Note: For blood glucose meters, typical acceptance criteria often refer to accuracy within specific ranges (e.g., ±15% or ±20% of a reference method for certain glucose concentrations, or error grid analysis like Clarke Error Grid). These specific numerical targets are not provided in this summary.

Study Details

2. Sample size for the test set and data provenance:

• Test Set Sample Size: Not explicitly stated. The document mentions "An evaluation... was studied both internally and externally in a clinical setting by persons with diabetes." However, the exact number of participants or samples is not specified.
• Data Provenance: The studies were conducted "internally and externally in a clinical setting." The country of origin for the data is not explicitly stated, but given the submitter's address (Elkhart, IN, USA) and FDA regulatory submission, it is highly likely that at least a significant portion, if not all, of the clinical data was generated in the United States. The studies were likely prospective given they involved clinical settings and persons with diabetes using the device.

3. Number of experts used to establish the ground truth for the test set and their qualifications:

• Number of Experts: Not specified.
• Qualifications of Experts: Not specified. However, the ground truth for blood glucose meters typically involves a laboratory reference method performed by trained laboratory personnel.

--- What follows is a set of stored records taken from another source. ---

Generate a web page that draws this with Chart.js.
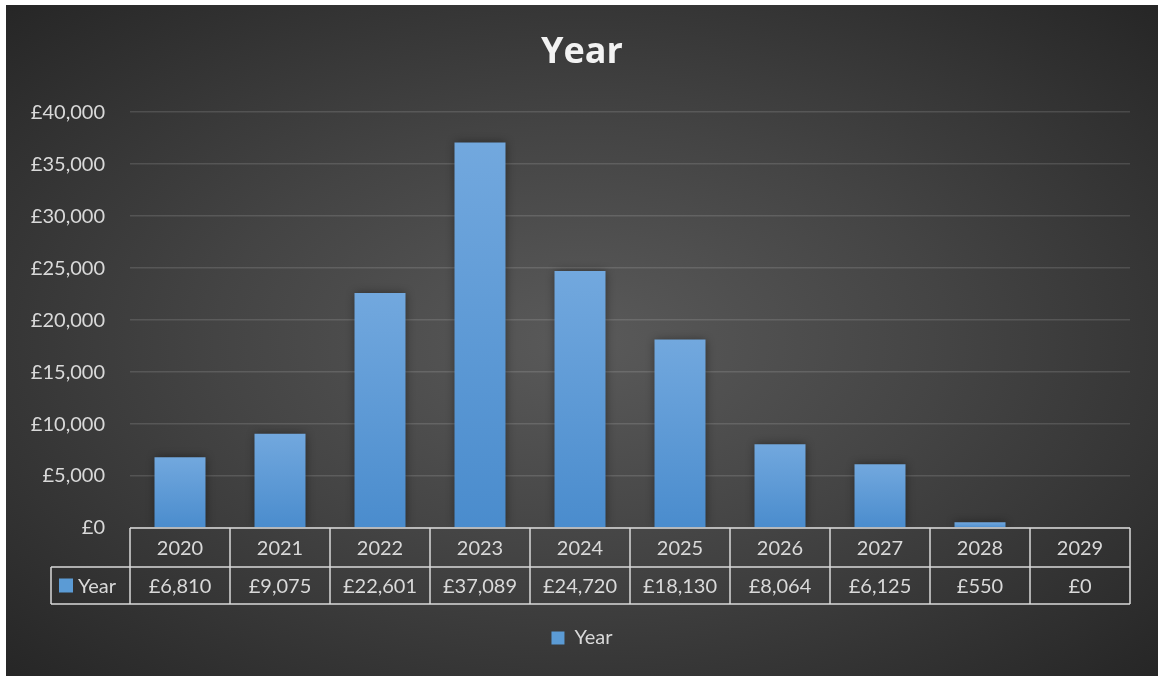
<!DOCTYPE html>
<html>
<head>
<meta charset="utf-8">
<script src="https://cdn.jsdelivr.net/npm/chart.js@4"></script>
<style>
  html, body { margin: 0; padding: 0; background: #ffffff; }
  #wrap {
    position: absolute;
    left: 6px; top: 5px;
    width: 1152px; height: 671px;
    background: radial-gradient(ellipse farthest-corner at 50% 50%, #5a5a5a 0%, #444444 45%, #262626 100%);
  }
</style>
</head>
<body>
<div id="wrap"><canvas id="myChart"></canvas></div>
<script>
const years = ['2020', '2021', '2022', '2023', '2024', '2025', '2026', '2027', '2028', '2029'];
const amounts = [6810, 9075, 22601, 37089, 24720, 18130, 8064, 6125, 550, 0];
const seriesName = 'Year';
const yMax = 40000;
const yStep = 5000;

const FONT = "Lato, 'Open Sans', sans-serif";
const TEXT = '#d9d9d9';
const BLUE = '#5b9bd5';

const money = v => '£' + Number(v).toLocaleString('en-GB');

// shadow behind the bars
const barShadow = {
    id: 'barShadow',
    beforeDatasetsDraw(chart) {
        const ctx = chart.ctx;
        ctx.save();
        ctx.shadowColor = 'rgba(0,0,0,0.45)';
        ctx.shadowBlur = 9;
    },
    afterDatasetsDraw(chart) {
        chart.ctx.restore();
    }
};

// data table under the plot
const dataTable = {
    id: 'dataTable',
    afterDraw(chart) {
        const {ctx, chartArea: a, scales: {x}} = chart;
        const top = a.bottom;
        const mid = top + 39;
        const bot = mid + 37;
        const half = (x.getPixelForValue(1) - x.getPixelForValue(0)) / 2;
        const legendLeft = 45;

        const line = (x1, y1, x2, y2) => {
            ctx.beginPath();
            ctx.moveTo(x1, y1);
            ctx.lineTo(x2, y2);
            ctx.stroke();
        };

        ctx.save();
        ctx.strokeStyle = 'rgba(217,217,217,0.75)';
        ctx.lineWidth = 2;
        line(a.left, top, a.right, top);
        line(legendLeft, mid, a.right, mid);
        line(legendLeft, bot, a.right, bot);
        line(legendLeft, mid, legendLeft, bot);
        years.forEach((yr, i) => {
            const l = x.getPixelForValue(i) - half;
            line(l, top, l, bot);
        });
        line(a.right, top, a.right, bot);

        ctx.fillStyle = TEXT;
        ctx.font = '20px ' + FONT;
        ctx.textAlign = 'center';
        ctx.textBaseline = 'middle';
        years.forEach((yr, i) => {
            const cx = x.getPixelForValue(i);
            ctx.fillText(yr, cx, (top + mid) / 2 + 1);
            ctx.fillText(money(amounts[i]), cx, (mid + bot) / 2 + 1);
        });

        // series key in the first column
        ctx.fillStyle = BLUE;
        ctx.fillRect(legendLeft + 8, (mid + bot) / 2 - 7, 14, 14);
        ctx.fillStyle = TEXT;
        ctx.textAlign = 'left';
        ctx.fillText(seriesName, legendLeft + 27, (mid + bot) / 2 + 1);
        ctx.restore();
    }
};

const ctx = document.getElementById('myChart').getContext('2d');

const myChart = new Chart(ctx, {
    type: 'bar',
    data: {
        labels: years,
        datasets: [{
            label: seriesName,
            data: amounts,
            backgroundColor: (c) => {
                const chart = c.chart;
                const a = chart.chartArea;
                if (c.type !== 'data' || !a) return BLUE;
                const yTop = chart.scales.y.getPixelForValue(c.raw);
                if (a.bottom - yTop < 2) return BLUE;
                const g = chart.ctx.createLinearGradient(0, yTop, 0, a.bottom);
                g.addColorStop(0, '#72a8de');
                g.addColorStop(1, '#4a8ccd');
                return g;
            },
            borderWidth: 0,
            categoryPercentage: 1,
            barPercentage: 0.51
        }]
    },
    options: {
        responsive: true,
        maintainAspectRatio: false,
        animation: false,
        layout: {
            padding: {left: 0, right: 0, top: 0, bottom: 18}
        },
        plugins: {
            title: {
                display: true,
                text: 'Year',
                color: '#f2f2f2',
                font: {size: 36, weight: 'bold', family: "'Open Sans', Lato, sans-serif"},
                padding: {top: 26, bottom: 38}
            },
            legend: {
                display: true,
                position: 'bottom',
                labels: {
                    color: TEXT,
                    boxWidth: 13,
                    boxHeight: 13,
                    padding: 10,
                    font: {size: 20, family: FONT},
                    generateLabels: (chart) => chart.data.datasets.map((ds, i) => ({
                        text: ds.label,
                        fillStyle: BLUE,
                        strokeStyle: BLUE,
                        lineWidth: 0,
                        fontColor: TEXT,
                        datasetIndex: i
                    }))
                }
            },
            tooltip: {enabled: false}
        },
        scales: {
            y: {
                min: 0,
                max: yMax,
                afterFit: (s) => { s.width = 124; },
                grid: {
                    color: 'rgba(255,255,255,0.13)',
                    lineWidth: 1.5,
                    drawTicks: false
                },
                border: {display: false},
                ticks: {
                    stepSize: yStep,
                    color: TEXT,
                    padding: 25,
                    font: {size: 20, family: FONT},
                    callback: (v) => money(v)
                }
            },
            // empty right margin so the title centres on the whole frame
            yRight: {
                position: 'right',
                display: true,
                afterFit: (s) => { s.width = 28; },
                grid: {display: false},
                border: {display: false},
                ticks: {display: false}
            },
            x: {
                afterFit: (s) => { s.height = 90; },
                grid: {display: false},
                border: {display: false},
                ticks: {display: false}
            }
        }
    },
    plugins: [barShadow, dataTable]
});
</script>
</body>
</html>
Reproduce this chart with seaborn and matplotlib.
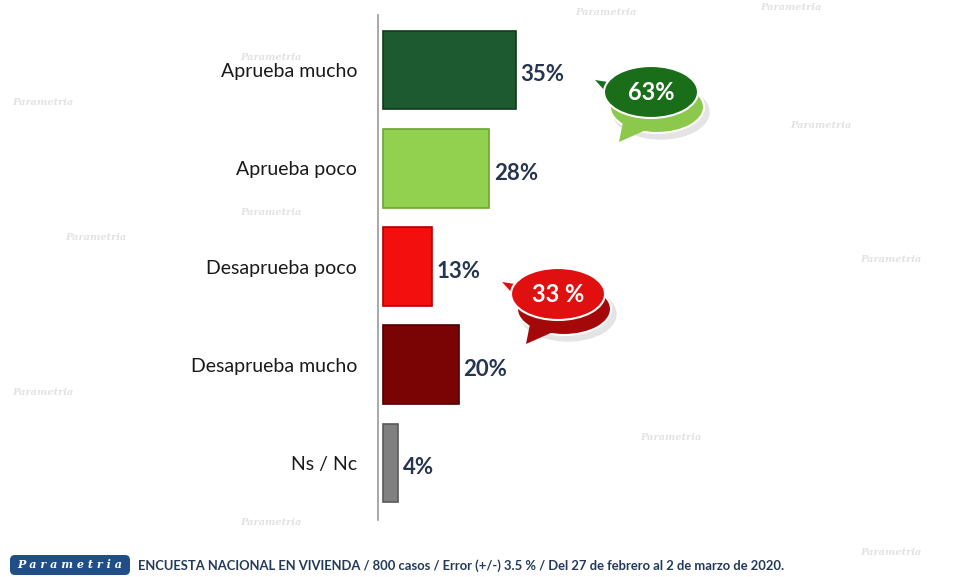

4. Adjudication method for the test set:

• Adjudication Method: Not applicable/not specified. For blood glucose meters, the "ground truth" is typically established by comparing the device's reading to a laboratory reference method, not by expert adjudication of human interpretations.

5. If a multi-reader multi-case (MRMC) comparative effectiveness study was done, and its effect size:

• MRMC Study: No, an MRMC comparative effectiveness study was not done. This type of study is more common for diagnostic imaging or interpretation tasks where multiple human readers assess cases. Blood glucose monitoring systems primarily measure a physiological value, and their performance is assessed against a reference measurement.

6. If a standalone (i.e., algorithm only without human-in-the-loop performance) was done:

• Standalone Performance: Yes, the fundamental performance of the device itself (the meter and test strip system) represents "standalone" performance. The clinical studies evaluated how users operate the device and how accurately the device measures glucose. The "algorithm" in this context is the electrochemical measurement process and the meter's internal calculations. The statement "The studies demonstrated that users can obtain blood glucose results..." confirms evaluation of the device's final output.

7. The type of ground truth used:

• Ground Truth Type: The ground truth for the test set was based on plasma glucose values from fingerstick capillary samples as measured by current reference methods. The document states, "The system is specific for glucose and has been referenced to plasma glucose values from fingerstick capillary samples."

8. The sample size for the training set:

• Training Set Sample Size: Not specified. For this type of device (electrochemical sensor), there isn't typically a "training set" in the machine learning sense. The device's calibration and algorithm development would be based on internal development data, not necessarily a distinct "training set" as defined in AI studies.

9. How the ground truth for the training set was established:

• Ground Truth for Training Set (if applicable): Not explicitly detailed in the provided documents. The calibration and development of such systems usually involve controlled laboratory experiments comparing the device's readings to highly accurate laboratory reference instruments using known glucose concentrations or patient samples tested by those reference methods.